> **Task objective**: Carry none of the pictures over; write out the complete data exactly.

> **Recorded information**:
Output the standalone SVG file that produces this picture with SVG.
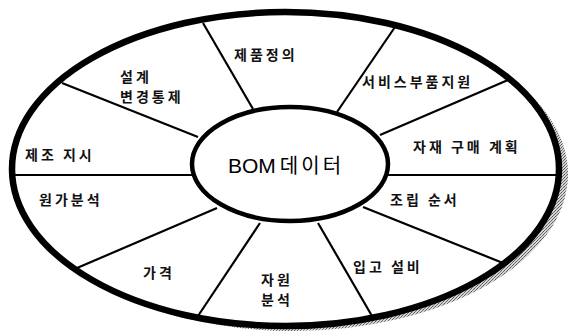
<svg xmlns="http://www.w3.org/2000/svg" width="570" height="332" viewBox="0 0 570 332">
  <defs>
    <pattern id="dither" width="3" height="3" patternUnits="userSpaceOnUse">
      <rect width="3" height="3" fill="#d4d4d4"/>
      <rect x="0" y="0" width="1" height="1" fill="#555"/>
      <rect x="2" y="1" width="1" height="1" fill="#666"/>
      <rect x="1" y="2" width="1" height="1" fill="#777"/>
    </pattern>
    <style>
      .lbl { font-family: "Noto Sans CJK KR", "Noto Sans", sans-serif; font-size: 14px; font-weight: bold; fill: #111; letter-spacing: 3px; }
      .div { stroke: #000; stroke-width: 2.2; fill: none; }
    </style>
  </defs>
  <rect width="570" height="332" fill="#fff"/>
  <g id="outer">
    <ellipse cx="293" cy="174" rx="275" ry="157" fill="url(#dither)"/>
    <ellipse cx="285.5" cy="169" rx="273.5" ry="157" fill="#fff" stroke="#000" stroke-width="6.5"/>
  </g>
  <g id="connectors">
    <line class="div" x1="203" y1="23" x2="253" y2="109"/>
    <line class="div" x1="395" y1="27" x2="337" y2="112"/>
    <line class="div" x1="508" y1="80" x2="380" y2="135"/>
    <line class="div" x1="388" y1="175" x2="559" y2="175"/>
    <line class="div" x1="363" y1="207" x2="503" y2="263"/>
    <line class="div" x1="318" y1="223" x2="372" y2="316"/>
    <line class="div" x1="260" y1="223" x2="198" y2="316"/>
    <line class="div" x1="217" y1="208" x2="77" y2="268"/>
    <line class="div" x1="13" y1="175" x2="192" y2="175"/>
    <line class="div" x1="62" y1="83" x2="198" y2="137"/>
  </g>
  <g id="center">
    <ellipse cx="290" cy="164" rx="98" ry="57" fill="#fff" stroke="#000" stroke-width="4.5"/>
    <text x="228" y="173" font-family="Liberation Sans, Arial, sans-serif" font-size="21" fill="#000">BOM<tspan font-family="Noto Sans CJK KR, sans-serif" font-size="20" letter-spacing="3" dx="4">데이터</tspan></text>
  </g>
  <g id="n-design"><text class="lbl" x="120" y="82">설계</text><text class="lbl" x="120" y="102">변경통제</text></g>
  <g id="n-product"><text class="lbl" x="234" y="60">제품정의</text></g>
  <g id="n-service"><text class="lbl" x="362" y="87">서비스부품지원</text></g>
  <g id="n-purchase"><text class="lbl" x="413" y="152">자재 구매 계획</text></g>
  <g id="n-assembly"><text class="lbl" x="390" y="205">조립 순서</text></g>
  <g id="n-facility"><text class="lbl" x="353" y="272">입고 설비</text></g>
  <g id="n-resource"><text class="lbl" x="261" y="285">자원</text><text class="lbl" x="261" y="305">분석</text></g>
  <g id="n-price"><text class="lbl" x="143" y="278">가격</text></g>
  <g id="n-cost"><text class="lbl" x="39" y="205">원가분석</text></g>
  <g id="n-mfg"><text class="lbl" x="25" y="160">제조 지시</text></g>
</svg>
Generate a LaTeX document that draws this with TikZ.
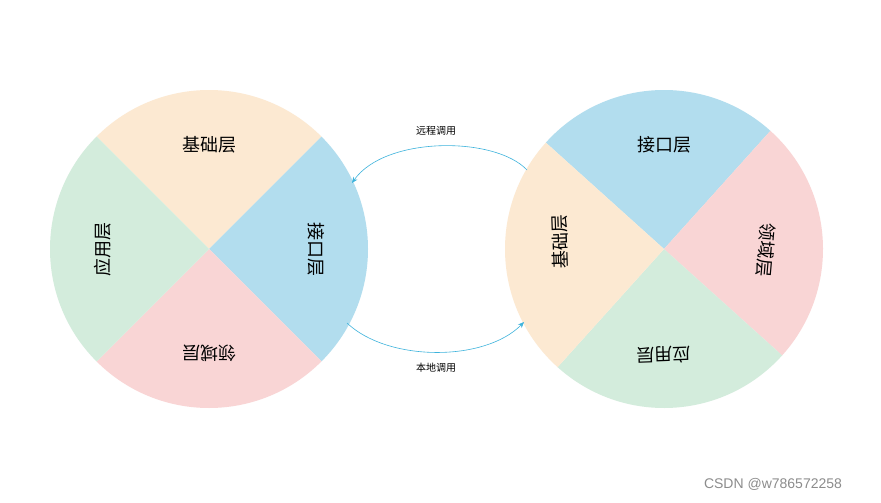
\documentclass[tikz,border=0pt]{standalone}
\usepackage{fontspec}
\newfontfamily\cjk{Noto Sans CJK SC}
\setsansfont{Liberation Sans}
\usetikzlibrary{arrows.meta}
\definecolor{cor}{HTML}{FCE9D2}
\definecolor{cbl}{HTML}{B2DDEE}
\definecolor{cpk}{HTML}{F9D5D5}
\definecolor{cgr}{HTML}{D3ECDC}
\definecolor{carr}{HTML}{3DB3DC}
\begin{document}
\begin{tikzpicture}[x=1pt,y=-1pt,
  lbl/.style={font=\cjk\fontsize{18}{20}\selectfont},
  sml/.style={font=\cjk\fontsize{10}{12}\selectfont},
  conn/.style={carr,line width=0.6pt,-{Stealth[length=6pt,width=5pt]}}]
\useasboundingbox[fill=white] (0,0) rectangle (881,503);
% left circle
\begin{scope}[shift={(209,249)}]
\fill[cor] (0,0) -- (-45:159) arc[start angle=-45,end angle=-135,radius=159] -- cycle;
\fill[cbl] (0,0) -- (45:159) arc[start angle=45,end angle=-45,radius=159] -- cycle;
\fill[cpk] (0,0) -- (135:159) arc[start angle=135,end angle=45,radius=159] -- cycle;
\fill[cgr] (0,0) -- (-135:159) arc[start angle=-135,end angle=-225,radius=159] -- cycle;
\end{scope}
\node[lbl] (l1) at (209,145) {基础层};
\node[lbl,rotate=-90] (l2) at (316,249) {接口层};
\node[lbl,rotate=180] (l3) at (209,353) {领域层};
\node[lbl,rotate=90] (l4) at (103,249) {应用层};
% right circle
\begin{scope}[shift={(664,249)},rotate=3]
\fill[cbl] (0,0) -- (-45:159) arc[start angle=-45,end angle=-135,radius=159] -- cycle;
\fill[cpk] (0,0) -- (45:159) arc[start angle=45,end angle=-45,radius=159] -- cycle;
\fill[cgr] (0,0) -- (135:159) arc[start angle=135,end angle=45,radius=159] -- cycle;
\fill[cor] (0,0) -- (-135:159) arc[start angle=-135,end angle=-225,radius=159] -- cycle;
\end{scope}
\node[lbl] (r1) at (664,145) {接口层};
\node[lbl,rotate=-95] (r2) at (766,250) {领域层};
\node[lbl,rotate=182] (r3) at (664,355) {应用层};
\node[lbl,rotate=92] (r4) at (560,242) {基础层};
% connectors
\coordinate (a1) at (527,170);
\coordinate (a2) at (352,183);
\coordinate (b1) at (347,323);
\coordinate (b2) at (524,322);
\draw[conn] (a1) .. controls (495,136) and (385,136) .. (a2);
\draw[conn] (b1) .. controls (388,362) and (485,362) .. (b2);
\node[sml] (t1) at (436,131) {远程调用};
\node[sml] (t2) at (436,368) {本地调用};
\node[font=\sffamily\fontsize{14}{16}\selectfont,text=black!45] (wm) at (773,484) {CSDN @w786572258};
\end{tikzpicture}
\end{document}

> **Written response**:
Output the standalone SVG file that produces this picture with SVG.
<svg xmlns="http://www.w3.org/2000/svg" width="570" height="332" viewBox="0 0 570 332">
  <defs>
    <pattern id="dither" width="3" height="3" patternUnits="userSpaceOnUse">
      <rect width="3" height="3" fill="#d4d4d4"/>
      <rect x="0" y="0" width="1" height="1" fill="#555"/>
      <rect x="2" y="1" width="1" height="1" fill="#666"/>
      <rect x="1" y="2" width="1" height="1" fill="#777"/>
    </pattern>
    <style>
      .lbl { font-family: "Noto Sans CJK KR", "Noto Sans", sans-serif; font-size: 14px; font-weight: bold; fill: #111; letter-spacing: 3px; }
      .div { stroke: #000; stroke-width: 2.2; fill: none; }
    </style>
  </defs>
  <rect width="570" height="332" fill="#fff"/>
  <g id="outer">
    <ellipse cx="293" cy="174" rx="275" ry="157" fill="url(#dither)"/>
    <ellipse cx="285.5" cy="169" rx="273.5" ry="157" fill="#fff" stroke="#000" stroke-width="6.5"/>
  </g>
  <g id="connectors">
    <line class="div" x1="203" y1="23" x2="253" y2="109"/>
    <line class="div" x1="395" y1="27" x2="337" y2="112"/>
    <line class="div" x1="508" y1="80" x2="380" y2="135"/>
    <line class="div" x1="388" y1="175" x2="559" y2="175"/>
    <line class="div" x1="363" y1="207" x2="503" y2="263"/>
    <line class="div" x1="318" y1="223" x2="372" y2="316"/>
    <line class="div" x1="260" y1="223" x2="198" y2="316"/>
    <line class="div" x1="217" y1="208" x2="77" y2="268"/>
    <line class="div" x1="13" y1="175" x2="192" y2="175"/>
    <line class="div" x1="62" y1="83" x2="198" y2="137"/>
  </g>
  <g id="center">
    <ellipse cx="290" cy="164" rx="98" ry="57" fill="#fff" stroke="#000" stroke-width="4.5"/>
    <text x="228" y="173" font-family="Liberation Sans, Arial, sans-serif" font-size="21" fill="#000">BOM<tspan font-family="Noto Sans CJK KR, sans-serif" font-size="20" letter-spacing="3" dx="4">데이터</tspan></text>
  </g>
  <g id="n-design"><text class="lbl" x="120" y="82">설계</text><text class="lbl" x="120" y="102">변경통제</text></g>
  <g id="n-product"><text class="lbl" x="234" y="60">제품정의</text></g>
  <g id="n-service"><text class="lbl" x="362" y="87">서비스부품지원</text></g>
  <g id="n-purchase"><text class="lbl" x="413" y="152">자재 구매 계획</text></g>
  <g id="n-assembly"><text class="lbl" x="390" y="205">조립 순서</text></g>
  <g id="n-facility"><text class="lbl" x="353" y="272">입고 설비</text></g>
  <g id="n-resource"><text class="lbl" x="261" y="285">자원</text><text class="lbl" x="261" y="305">분석</text></g>
  <g id="n-price"><text class="lbl" x="143" y="278">가격</text></g>
  <g id="n-cost"><text class="lbl" x="39" y="205">원가분석</text></g>
  <g id="n-mfg"><text class="lbl" x="25" y="160">제조 지시</text></g>
</svg>
Generate a LaTeX document that draws this with TikZ.
\documentclass[tikz,border=0pt]{standalone}
\usepackage{fontspec}
\newfontfamily\cjk{Noto Sans CJK SC}
\setsansfont{Liberation Sans}
\usetikzlibrary{arrows.meta}
\definecolor{cor}{HTML}{FCE9D2}
\definecolor{cbl}{HTML}{B2DDEE}
\definecolor{cpk}{HTML}{F9D5D5}
\definecolor{cgr}{HTML}{D3ECDC}
\definecolor{carr}{HTML}{3DB3DC}
\begin{document}
\begin{tikzpicture}[x=1pt,y=-1pt,
  lbl/.style={font=\cjk\fontsize{18}{20}\selectfont},
  sml/.style={font=\cjk\fontsize{10}{12}\selectfont},
  conn/.style={carr,line width=0.6pt,-{Stealth[length=6pt,width=5pt]}}]
\useasboundingbox[fill=white] (0,0) rectangle (881,503);
% left circle
\begin{scope}[shift={(209,249)}]
\fill[cor] (0,0) -- (-45:159) arc[start angle=-45,end angle=-135,radius=159] -- cycle;
\fill[cbl] (0,0) -- (45:159) arc[start angle=45,end angle=-45,radius=159] -- cycle;
\fill[cpk] (0,0) -- (135:159) arc[start angle=135,end angle=45,radius=159] -- cycle;
\fill[cgr] (0,0) -- (-135:159) arc[start angle=-135,end angle=-225,radius=159] -- cycle;
\end{scope}
\node[lbl] (l1) at (209,145) {基础层};
\node[lbl,rotate=-90] (l2) at (316,249) {接口层};
\node[lbl,rotate=180] (l3) at (209,353) {领域层};
\node[lbl,rotate=90] (l4) at (103,249) {应用层};
% right circle
\begin{scope}[shift={(664,249)},rotate=3]
\fill[cbl] (0,0) -- (-45:159) arc[start angle=-45,end angle=-135,radius=159] -- cycle;
\fill[cpk] (0,0) -- (45:159) arc[start angle=45,end angle=-45,radius=159] -- cycle;
\fill[cgr] (0,0) -- (135:159) arc[start angle=135,end angle=45,radius=159] -- cycle;
\fill[cor] (0,0) -- (-135:159) arc[start angle=-135,end angle=-225,radius=159] -- cycle;
\end{scope}
\node[lbl] (r1) at (664,145) {接口层};
\node[lbl,rotate=-95] (r2) at (766,250) {领域层};
\node[lbl,rotate=182] (r3) at (664,355) {应用层};
\node[lbl,rotate=92] (r4) at (560,242) {基础层};
% connectors
\coordinate (a1) at (527,170);
\coordinate (a2) at (352,183);
\coordinate (b1) at (347,323);
\coordinate (b2) at (524,322);
\draw[conn] (a1) .. controls (495,136) and (385,136) .. (a2);
\draw[conn] (b1) .. controls (388,362) and (485,362) .. (b2);
\node[sml] (t1) at (436,131) {远程调用};
\node[sml] (t2) at (436,368) {本地调用};
\node[font=\sffamily\fontsize{14}{16}\selectfont,text=black!45] (wm) at (773,484) {CSDN @w786572258};
\end{tikzpicture}
\end{document}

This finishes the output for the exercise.